No, this is a common fallacy. You even touch later on one reason yourself: the enormous cost of implementing this. It would not be a good use of resources for Bethesda to waste money adding in this system which is grossly inappropriate to an RPG, and only belongs in hardcore space sims, which this is absolutely not supposed to be. If you want to play a hardcore space sim, there are other games that do that. Starfield is not a space sim.

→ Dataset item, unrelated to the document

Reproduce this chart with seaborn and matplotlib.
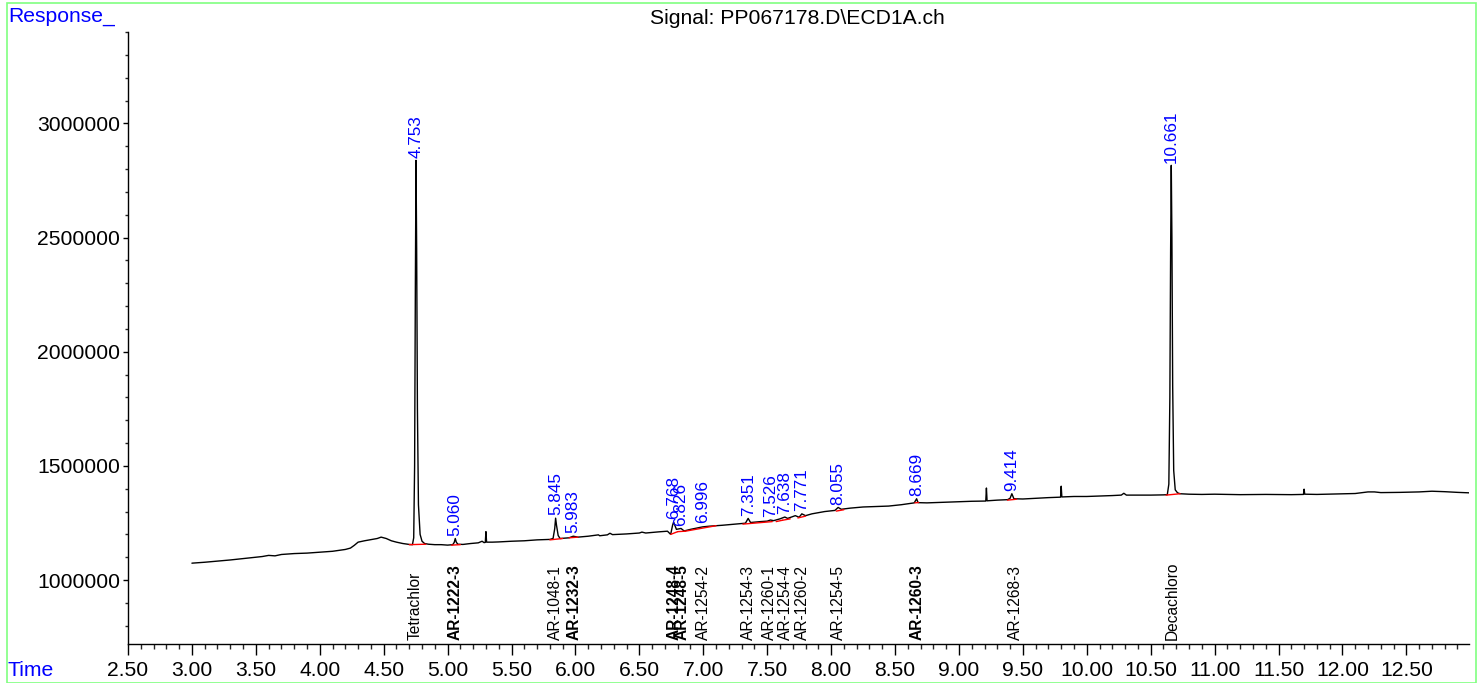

The other reason why it's a fallacy, and in my opinion the more important one, is that if you add contradictory systems to a game as “options”, the result is invariably to muddy the experience and leave neither a satisfying implementation. Your old indie game could do tedious landing sequences competently to please those who want that because that was what it was focussed on. Starfield already has a huge number of systems, and it's amazing that we got manual spaceflight implemented at all—Mass Effect didn't even do that, but I never heard anyone moan about that. (If anything, people moaned more about the existence of the bit of Mass Effect that was most like it, the MAKO.) Trying to balance the game around two contradictory systems is impossible.